The situation is very simple really and you already half-guessed it yourself.

A morphism $$A \to B$$ of the category $$\mathrm{Set}$$ is simply defined as the triple $$\langle A,f,B \rangle$$ where $$f$$ is a subset of $$A \times B$$ with total-functional properties (to each element of $$A$$ corresponds exactly one of $$B$$). If you omit the total-functional properties, then you define the category $$\mathrm{Rel}$$ of sets and relations. These are just definitions. You can easily check that these structures are indeed categories according to the definition of category. You may call the morphisms of $$\mathrm{Set}$$ functions if you like and probably nobody will shoot you, but bear in mind that they are different – yet related – things than the functions you learned before

So $$\varnothing \to A$$ is really $$\langle \varnothing,\varnothing,A \rangle$$ and $$\varnothing \to B$$ is really $$\langle \varnothing,\varnothing,B \rangle$$ and thus can be different.
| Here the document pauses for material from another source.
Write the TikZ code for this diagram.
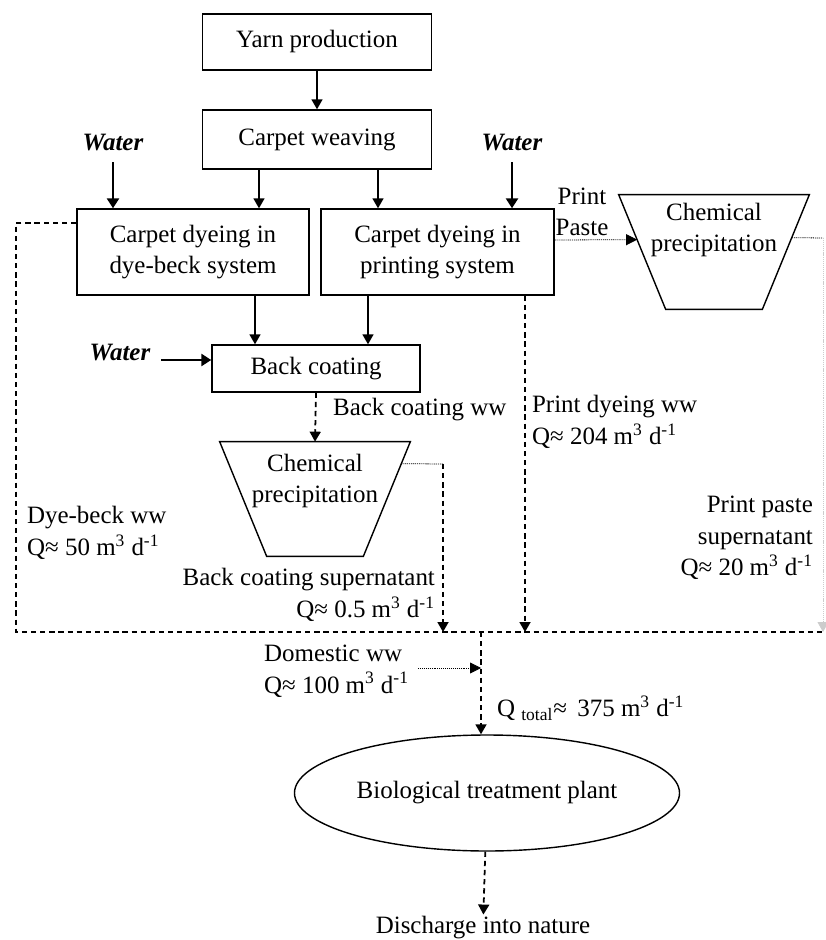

Category theory can and usually is based on some set theory. Categories are just another type of mathematical structures like groups, rings, ect. They just happen to be more general.

You can find slightly different set theories on the market. Tarski-Grothendieck (TG) set theory is the one which gives you the most bang for your dollar, in my opinion. It is successfully used in the Mizar project to build (ie. express and prove) the whole edifice of mathematics in a formal and computer-checked way. Who can ask for more?

TG set theory has basically the usual axioms of other set theories (ZFC, NBG) with the addition of the TG axiom claiming (roughly) that any collection you can come up with, is contained in a larger collection called a universe.

Other foundations of mathematics are alternative, still experimental and certainly not mainstream. I would not bother with them as a beginner in category theory.